Ari Avant lost her senior season with the Delaware Hayes girls track and field team as a result of spring sports being canceled because of the COVID-19 coronavirus pandemic, but that doesn't mean she hasn't left her mark on the program.

A hurdler and sprinter for the Pacers, Avant was on the cusp of qualifying for the Division I state meet in the 100-meter hurdles last year as a junior, as she placed sixth in 15.06 seconds, two spots shy of a state berth.

She also placed eighth in the 300 hurdles (1:05.01) at regional last year.

As a sophomore, Avant placed fifth in the 100 hurdles (15.33) and seventh in the 300 hurdles (45.27) at regional.

She leaves the Pacers as the program record-holder in the 100 hurdles (14.94), 300 hurdles (45.26) and 60 hurdles (9.32), the latter of which she accomplished at the 2018 state indoor meet when she finished eighth.

Avant summed up her love of the sport with a metaphor she included in an essay, likening track with how people navigate through their lives.

"Track just reminds me a lot about life," she said. "Sometimes you're by yourself and everything, you have your separate events that you don't have people with you, you don't necessarily have a team, but there's always people that have your support behind you and you're always going to have that support system.

"Even though I have to run races by myself and go over hurdles by myself, I always have that support system behind me.

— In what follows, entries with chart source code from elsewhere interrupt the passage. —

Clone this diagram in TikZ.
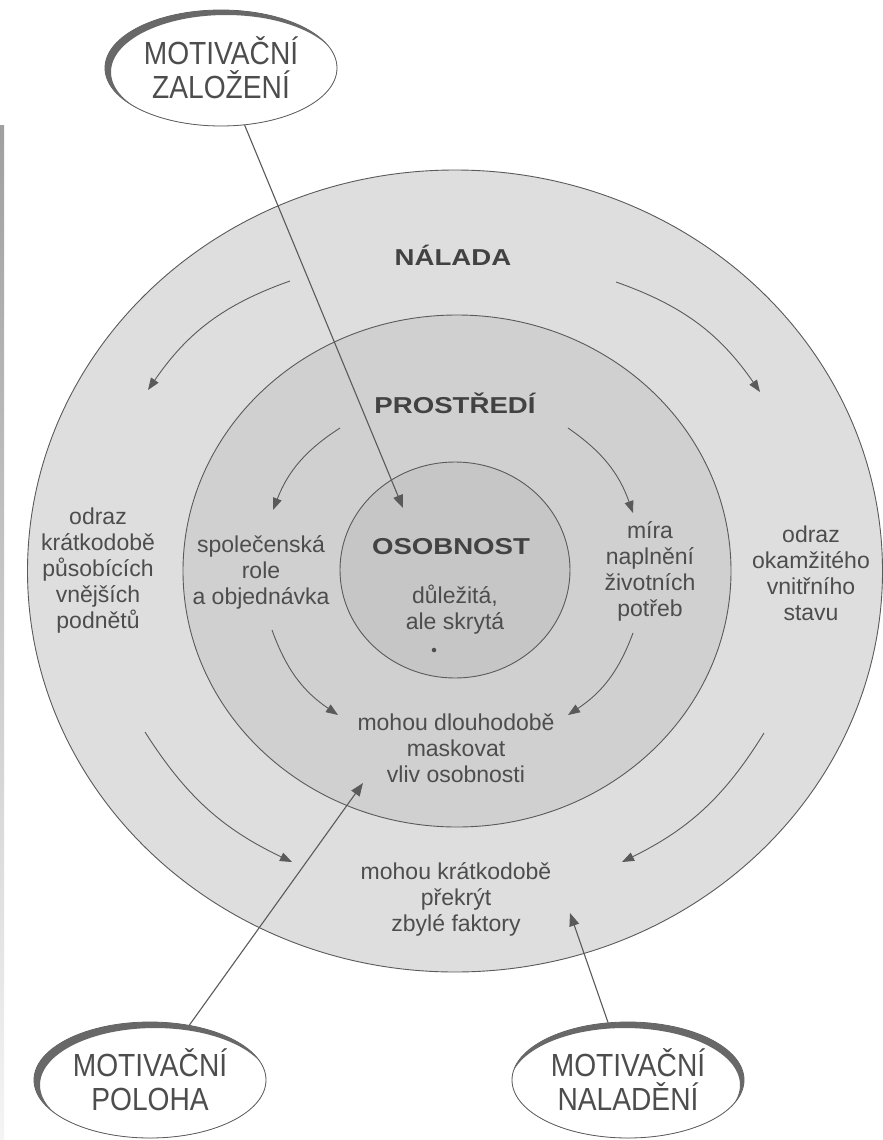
\documentclass[tikz,border=0pt]{standalone}
\usepackage{fontspec}
\setmainfont{Liberation Sans}
\newfontfamily\titlefam{Liberation Sans}[FakeStretch=1.2]
\newfontfamily\ovalfam{Liberation Sans}[FakeStretch=0.88]
\usetikzlibrary{shapes.geometric,arrows.meta}
\definecolor{outerc}{HTML}{DEDEDE}
\definecolor{midc}{HTML}{D0D0D0}
\definecolor{innc}{HTML}{C6C6C6}
\definecolor{linec}{HTML}{5A5A5A}
\definecolor{textc}{HTML}{4D4D4D}
\definecolor{shadec}{HTML}{686868}
\newcommand\ovalshade[3]{%
  \begin{scope}
    \clip (#1.center) ellipse (116 and 58);
    \fill[shadec, even odd rule] (#1.center) ellipse (116 and 58)
      ([shift={(#2,#3)}]#1.center) ellipse (115 and 57);
  \end{scope}}
\begin{document}
\begin{tikzpicture}[x=1pt,y=-1pt,
  ring/.style={ellipse, draw=linec, line width=0.9pt, inner sep=0pt},
  arr/.style={draw=linec, line width=0.9pt, -{Triangle[length=12pt,width=9pt]}},
  longarr/.style={draw=linec, line width=1.1pt, -{Triangle[length=13pt,width=10pt]}},
  body/.style={text=textc, align=center, font=\fontsize{23}{26}\selectfont},
  title/.style={text=textc!85!black, font=\titlefam\bfseries\fontsize{23}{26}\selectfont},
  oval/.style={ellipse, draw=linec, line width=0.8pt, fill=white, minimum width=232pt,
    minimum height=116pt, inner sep=0pt, align=center, text=textc,
    font=\ovalfam\fontsize{32}{34}\selectfont},
  dotmark/.style={circle, fill=textc, inner sep=1.6pt}]
\useasboundingbox (0,0) rectangle (883,1140);
\fill[white] (0,0) rectangle (883,1140);
\shade[top color=gray!75, bottom color=gray!8] (0,125) rectangle (4,1140);

% rings
\node[ring, fill=outerc, minimum width=855pt, minimum height=802pt] (outer) at (455,571) {};
\node[ring, fill=midc, minimum width=548pt, minimum height=512pt] (mid) at (457,571) {};
\node[ring, fill=innc, minimum width=230pt, minimum height=216pt] (inner) at (455,570) {};

% titles
\node[title] (nalada) at (453,255) {NÁLADA};
\node[title] (prostredi) at (455,403) {PROSTŘEDÍ};
\node[title] (osobnost) at (451,547) {OSOBNOST};

% body texts
\node[body] (dul) at (455,610) {důležitá,\\ale skrytá};
\node[dotmark] (dot) at (434,650) {};
\node[body] (odrazL) at (98,571) {odraz\\krátkodobě\\působících\\vnějších\\podnětů};
\node[body] (spol) at (261,572) {společenská\\role\\a objednávka};
\node[body] (mira) at (650,571) {míra\\naplnění\\životních\\potřeb};
\node[body] (odrazR) at (811,573) {odraz\\okamžitého\\vnitřního\\stavu};
\node[body] (masko) at (456,748) {mohou dlouhodobě\\maskovat\\vliv osobnosti};
\node[body] (prekryt) at (456,899) {mohou krátkodobě\\překrýt\\zbylé faktory};

% curved arrows, outer ring
\coordinate (o1s) at (290,281); \coordinate (o1e) at (148,390);
\coordinate (o2s) at (616,282); \coordinate (o2e) at (760,392);
\coordinate (o3s) at (145,732); \coordinate (o3e) at (292,862);
\coordinate (o4s) at (764,733); \coordinate (o4e) at (622,862);
\draw[arr] (o1s) to[bend right=18] (o1e);
\draw[arr] (o2s) to[bend left=18] (o2e);
\draw[arr] (o3s) to[bend right=16] (o3e);
\draw[arr] (o4s) to[bend left=16] (o4e);

% curved arrows, middle ring
\coordinate (m1s) at (340,428); \coordinate (m1e) at (273,510);
\coordinate (m2s) at (568,428); \coordinate (m2e) at (633,513);
\coordinate (m3s) at (272,630); \coordinate (m3e) at (338,715);
\coordinate (m4s) at (633,633); \coordinate (m4e) at (568,715);
\draw[arr] (m1s) to[bend right=18] (m1e);
\draw[arr] (m2s) to[bend left=18] (m2e);
\draw[arr] (m3s) to[bend right=18] (m3e);
\draw[arr] (m4s) to[bend left=18] (m4e);

% ovals
\node[oval] (zal) at (221,68) {MOTIVAČNÍ\\ZALOŽENÍ};
\ovalshade{zal}{5}{4}
\node[oval] (pol) at (150,1080) {MOTIVAČNÍ\\POLOHA};
\ovalshade{pol}{5}{5}
\node[oval] (nal) at (628,1080) {MOTIVAČNÍ\\NALADĚNÍ};
\ovalshade{nal}{-3}{5}

% straight arrows
\coordinate (h0) at (403,508);
\coordinate (h2) at (363,783);
\coordinate (h3) at (570,913);
\draw[longarr] (zal) -- (h0);
\draw[longarr] (pol) -- (h2);
\draw[longarr] (nal) -- (h3);
\end{tikzpicture}
\end{document}
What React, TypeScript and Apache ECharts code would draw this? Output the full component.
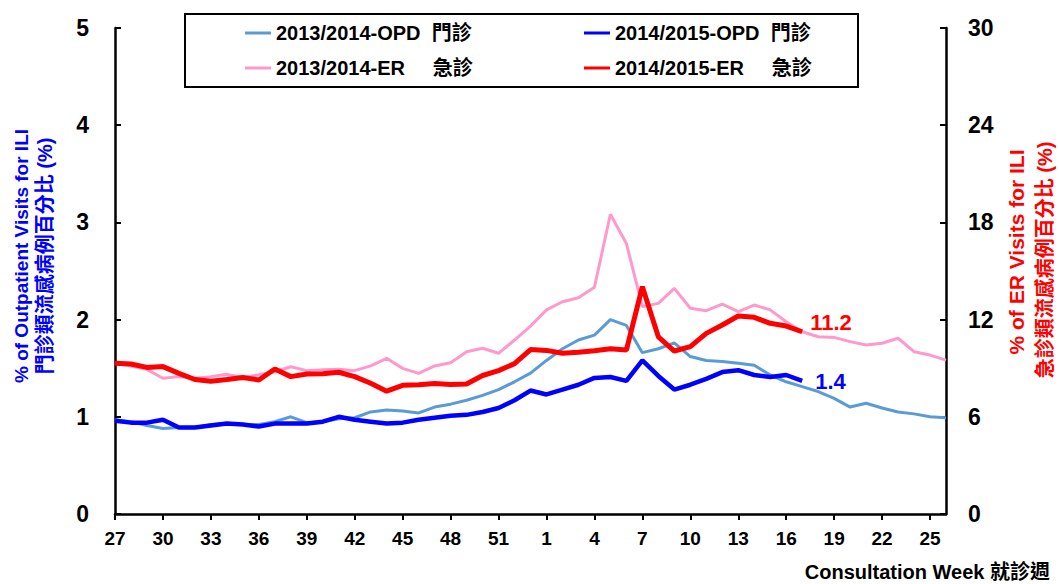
import React, { useEffect, useRef } from "react";
import * as echarts from "echarts";

const weeks: string[] = [
  "27","28","29","30","31","32","33","34","35","36","37","38","39","40","41","42","43","44","45","46","47","48","49","50","51","52","53",
  "1","2","3","4","5","6","7","8","9","10","11","12","13","14","15","16","17","18","19","20","21","22","23","24","25","26",
];

const opd1314: number[] = [
  0.97, 0.95, 0.91, 0.88, 0.89, 0.89, 0.92, 0.93, 0.92, 0.92, 0.95, 1.0, 0.94, 0.95, 0.98, 0.99, 1.05, 1.07, 1.06, 1.04,
  1.1, 1.13, 1.17, 1.22, 1.28, 1.36, 1.45, 1.58, 1.7, 1.79, 1.84, 2.0, 1.94, 1.66, 1.7, 1.76, 1.62, 1.58, 1.57, 1.55,
  1.53, 1.43, 1.36, 1.31, 1.26, 1.19, 1.1, 1.14, 1.09, 1.05, 1.03, 1.0, 0.99,
];

const opd1415: number[] = [
  0.96, 0.94, 0.94, 0.97, 0.89, 0.89, 0.91, 0.93, 0.92, 0.9, 0.93, 0.93, 0.93, 0.95, 1.0, 0.97, 0.95, 0.93, 0.94, 0.97,
  0.99, 1.01, 1.02, 1.05, 1.09, 1.17, 1.27, 1.23, 1.28, 1.33, 1.4, 1.41, 1.37, 1.58, 1.42, 1.28, 1.33, 1.39, 1.46, 1.48,
  1.43, 1.41, 1.43, 1.37,
];

const er1314: number[] = [
  9.34, 9.14, 8.93, 8.38, 8.48, 8.38, 8.48, 8.62, 8.43, 8.6, 8.78, 9.09, 8.85, 8.9, 8.93, 8.85, 9.14, 9.61, 8.99, 8.68,
  9.14, 9.34, 10.02, 10.23, 9.92, 10.74, 11.6, 12.6, 13.1, 13.35, 14.0, 18.5, 16.7, 12.8, 13.0, 13.93, 12.7, 12.55, 12.96, 12.49,
  12.9, 12.6, 11.87, 11.25, 10.94, 10.9, 10.64, 10.43, 10.54, 10.85, 10.02, 9.81, 9.5,
];

const er1415: number[] = [
  9.3, 9.26, 9.05, 9.1, 8.68, 8.3, 8.2, 8.3, 8.43, 8.27, 8.95, 8.48, 8.64, 8.66, 8.75, 8.48, 8.07, 7.58, 7.94, 7.98,
  8.05, 8.0, 8.02, 8.55, 8.85, 9.28, 10.15, 10.1, 9.92, 9.98, 10.08, 10.2, 10.12, 14.03, 10.94, 10.06, 10.33, 11.15, 11.67, 12.22,
  12.14, 11.77, 11.6, 11.25,
];

const seriesNames: string[] = [
  "2013/2014-OPD  門診",
  "2014/2015-OPD  門診",
  "2013/2014-ER     急診",
  "2014/2015-ER     急診",
];

const FONT = "'Liberation Sans', Arial, 'Noto Sans CJK TC', sans-serif";

export default function App() {
  const ref = useRef<HTMLDivElement>(null);

  useEffect(() => {
    if (!ref.current) return;
    const chart = echarts.init(ref.current, undefined, { renderer: "svg" });

    const legendBase = {
      orient: "horizontal" as const,
      icon: "rect",
      itemWidth: 26,
      itemHeight: 3,
      itemGap: 5,
      padding: 0,
      selectedMode: false,
      z: 10,
      textStyle: { fontFamily: FONT, fontWeight: "bold" as const, fontSize: 20, color: "#000" },
    };

    chart.setOption({
      animation: false,
      backgroundColor: "#fff",
      textStyle: { fontFamily: FONT },
      grid: { left: 115, right: 113, top: 28, bottom: 70, containLabel: false },
      legend: [
        { ...legendBase, data: [seriesNames[0]], left: 245, top: 23 },
        { ...legendBase, data: [seriesNames[1]], left: 584, top: 23 },
        { ...legendBase, data: [seriesNames[2]], left: 245, top: 58 },
        { ...legendBase, data: [seriesNames[3]], left: 584, top: 58 },
      ],
      xAxis: {
        type: "category",
        data: weeks,
        boundaryGap: false,
        axisLine: { show: true, lineStyle: { color: "#000", width: 2.5 } },
        axisTick: { show: true, inside: false, length: 6, interval: 2, lineStyle: { color: "#000", width: 2 } },
        axisLabel: {
          interval: 2,
          margin: 15,
          color: "#000",
          fontWeight: "bold",
          fontSize: 19,
          fontFamily: FONT,
        },
        splitLine: { show: false },
      },
      yAxis: [
        {
          type: "value",
          min: 0,
          max: 5,
          interval: 1,
          position: "left",
          axisLine: { show: true, lineStyle: { color: "#000", width: 2.5 } },
          axisTick: { show: true, inside: true, length: 6, lineStyle: { color: "#000", width: 2 } },
          axisLabel: { margin: 26, color: "#000", fontWeight: "bold", fontSize: 23, fontFamily: FONT },
          splitLine: { show: false },
        },
        {
          type: "value",
          min: 0,
          max: 30,
          interval: 6,
          position: "right",
          axisLine: { show: true, lineStyle: { color: "#000", width: 2.5 } },
          axisTick: { show: true, inside: true, length: 6, lineStyle: { color: "#000", width: 2 } },
          axisLabel: { margin: 22, color: "#000", fontWeight: "bold", fontSize: 23, fontFamily: FONT },
          splitLine: { show: false },
        },
      ],
      series: [
        {
          name: seriesNames[0],
          type: "line",
          yAxisIndex: 0,
          data: opd1314,
          symbol: "none",
          showSymbol: false,
          color: "#5B9BD5",
          lineStyle: { color: "#5B9BD5", width: 3 },
          z: 2,
        },
        {
          name: seriesNames[2],
          type: "line",
          yAxisIndex: 1,
          data: er1314,
          symbol: "none",
          showSymbol: false,
          color: "#FF99CC",
          lineStyle: { color: "#FF99CC", width: 3 },
          z: 2,
        },
        {
          name: seriesNames[1],
          type: "line",
          yAxisIndex: 0,
          data: opd1415,
          symbol: "none",
          showSymbol: false,
          color: "#0000FF",
          lineStyle: { color: "#0000FF", width: 4.5 },
          z: 3,
          endLabel: {
            show: true,
            formatter: "1.4",
            color: "#0000FF",
            fontWeight: "bold",
            fontSize: 22,
            fontFamily: FONT,
            distance: 13,
            offset: [0, 1],
          },
        },
        {
          name: seriesNames[3],
          type: "line",
          yAxisIndex: 1,
          data: er1415,
          symbol: "none",
          showSymbol: false,
          color: "#FF0000",
          lineStyle: { color: "#FF0000", width: 5 },
          z: 3,
          endLabel: {
            show: true,
            formatter: "11.2",
            color: "#FF0000",
            fontWeight: "bold",
            fontSize: 22,
            fontFamily: FONT,
            distance: 8,
            offset: [0, -9],
          },
        },
      ],
      graphic: [
        {
          type: "rect",
          z: 1,
          shape: { x: 185, y: 14, width: 673, height: 73 },
          style: { fill: "#fff", stroke: "#000", lineWidth: 2 },
        },
        {
          type: "text",
          x: 21,
          y: 256,
          rotation: Math.PI / 2,
          style: {
            text: "% of Outpatient Visits for ILI",
            fill: "#0000FF",
            font: `bold 19px ${FONT}`,
            textAlign: "center",
            textVerticalAlign: "middle",
          },
        },
        {
          type: "text",
          x: 45,
          y: 256,
          rotation: Math.PI / 2,
          style: {
            text: "門診類流感病例百分比 (%)",
            fill: "#0000FF",
            font: `bold 20px ${FONT}`,
            textAlign: "center",
            textVerticalAlign: "middle",
          },
        },
        {
          type: "text",
          x: 1016,
          y: 252,
          rotation: Math.PI / 2,
          style: {
            text: "% of ER Visits for ILI",
            fill: "#FF0000",
            font: `bold 21px ${FONT}`,
            textAlign: "center",
            textVerticalAlign: "middle",
          },
        },
        {
          type: "text",
          x: 1045,
          y: 260,
          rotation: Math.PI / 2,
          style: {
            text: "急診類流感病例百分比 (%)",
            fill: "#FF0000",
            font: `bold 20px ${FONT}`,
            textAlign: "center",
            textVerticalAlign: "middle",
          },
        },
        {
          type: "text",
          x: 1050,
          y: 572,
          style: {
            text: "Consultation Week 就診週",
            fill: "#000",
            font: `bold 20px ${FONT}`,
            textAlign: "right",
            textVerticalAlign: "middle",
          },
        },
      ],
    });

    return () => chart.dispose();
  }, []);

  return (
    <div
      ref={ref}
      style={{ position: "fixed", left: 0, top: 0, width: 1059, height: 584, background: "#fff" }}
    />
  );
}
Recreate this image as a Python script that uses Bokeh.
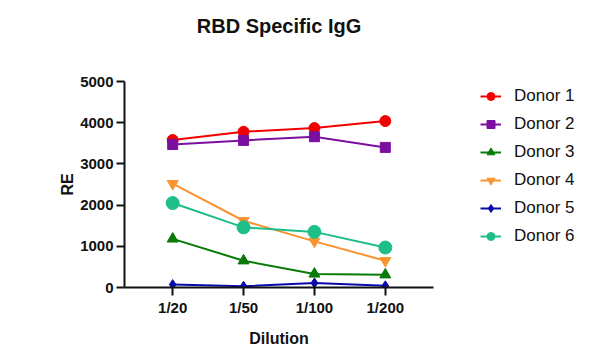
from bokeh.plotting import figure
from bokeh.models import FixedTicker, Legend, LegendItem, Range1d, Title
from bokeh.embed import file_html
from bokeh.resources import INLINE

dilutions = ["1/20", "1/50", "1/100", "1/200"]
donor1 = [3580, 3780, 3870, 4040]
donor2 = [3470, 3570, 3660, 3400]
donor3 = [1180, 650, 330, 310]
donor4 = [2520, 1620, 1120, 650]
donor5 = [70, 30, 110, 40]
donor6 = [2050, 1460, 1350, 970]
names = ["Donor 1", "Donor 2", "Donor 3", "Donor 4", "Donor 5", "Donor 6"]
y_ticks = [0, 1000, 2000, 3000, 4000, 5000]
chart_title = "RBD Specific IgG"

series = [donor1, donor2, donor3, donor4, donor5, donor6]
colors = ["#F20000", "#7A0FA0", "#087A08", "#FA9332", "#0A0AAA", "#1EBE88"]
markers = ["circle", "square", "triangle", "inverted_triangle", "diamond", "circle"]
sizes = [11, 10, 11, 11, 10, 13]

FONT = "Liberation Sans"

p = figure(frame_width=309, frame_height=206, output_backend="svg", toolbar_location=None,
           x_range=Range1d(-0.68, 3.68), y_range=Range1d(0, 5000),
           min_border_left=124, min_border_right=0, min_border_top=81, min_border_bottom=60,
           title=None)
p.outline_line_color = None
p.grid.visible = False
p.background_fill_color = "white"
p.border_fill_color = "white"

# spacer (blank) so that the real title sits higher above the frame
p.add_layout(Title(text=" ", text_font_size="1px", standoff=42), "above")
p.add_layout(Title(text=chart_title, align="center", text_font=FONT, text_font_size="20px",
                   text_font_style="bold", text_color="#111111", standoff=0), "above")

xs = list(range(len(dilutions)))
items = []
for ys, c, m, s, n in zip(series, colors, markers, sizes, names):
    r1 = p.line(xs, ys, line_color=c, line_width=2)
    r2 = p.scatter(xs, ys, marker=m, size=s, fill_color=c, line_color=c)
    items.append(LegendItem(label=n, renderers=[r1, r2]))

legend = Legend(items=items, location=(47, 41), border_line_color=None,
                background_fill_alpha=0, padding=0, margin=0, spacing=8,
                glyph_width=21, glyph_height=20, label_height=20, label_standoff=13,
                label_text_font=FONT, label_text_font_size="17px", label_text_color="#111111")
p.add_layout(legend, "right")

for ax in (p.xaxis[0], p.yaxis[0]):
    ax.axis_line_width = 2
    ax.axis_line_color = "#111111"
    ax.major_tick_line_width = 2
    ax.major_tick_line_color = "#111111"
    ax.minor_tick_line_color = None
    ax.major_tick_in = 0
    ax.major_tick_out = 8
    ax.major_label_text_font = FONT
    ax.major_label_text_font_size = "15px"
    ax.major_label_text_font_style = "bold"
    ax.major_label_text_color = "#111111"
    ax.axis_label_text_font = FONT
    ax.axis_label_text_font_size = "16px"
    ax.axis_label_text_font_style = "bold"
    ax.axis_label_text_color = "#111111"

p.xaxis.ticker = FixedTicker(ticks=xs)
p.xaxis.major_label_overrides = {i: d for i, d in enumerate(dilutions)}
p.xaxis.axis_label = "Dilution"
p.xaxis.major_label_standoff = 3
p.xaxis.axis_label_standoff = 11
p.yaxis.ticker = FixedTicker(ticks=y_ticks)
p.yaxis.axis_label = "RE"
p.yaxis.major_label_standoff = 3
p.yaxis.axis_label_standoff = 1

open("out.html", "w").write(file_html(p, INLINE))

That's what I really love about track. It's just an awesome family atmosphere."

According to girls coach Andy Graham, while Avant was an outstanding athlete and contributor for the Pacers, she was an even better person and teammate.

"Ari's impact on the team was immediate," Graham said.

"As a freshman, she broke our hurdle records at Hayes and has broken those records each year since. She has been part of all of our sprint relays.

"But most importantly has been her ability to lead by example and make every single athlete feel important. She knew everyone's name and was always positive with her teammates. Ari will not be replaced. As a leader and competitor, you wanted her on your side. As a person and friend, she was even better."

Avant, who plans to attend Ohio State and major in education, also competed on the girls wrestling team this past winter. She went 15-5 overall at 137 pounds, including going 3-3 and placing sixth at the inaugural girls state tournament.

Avant said placing at state in wrestling was the greatest accomplishment of her prep career.

"I was really proud of myself for placing at state in wrestling," she said. "It was something I picked up, and I had so much fun that entire season and I was so happy that I tried it, and to get that last accomplishment, to not only say that I tried it, but that I was good at it, was really cool."

Avant said her biggest motivation over the course of her athletic career was her teammates and coaches.

"I'm a big people person, and I don't like letting people down," she said. "I've just always kept the burden on my shoulders that I want to do good for my teammates and my coaches and I want to make them proud and get them points and everything like that. So it was a really big thing for me to be a leader on my team, and I just thought if I always tried my best that that would motivate others to try their best."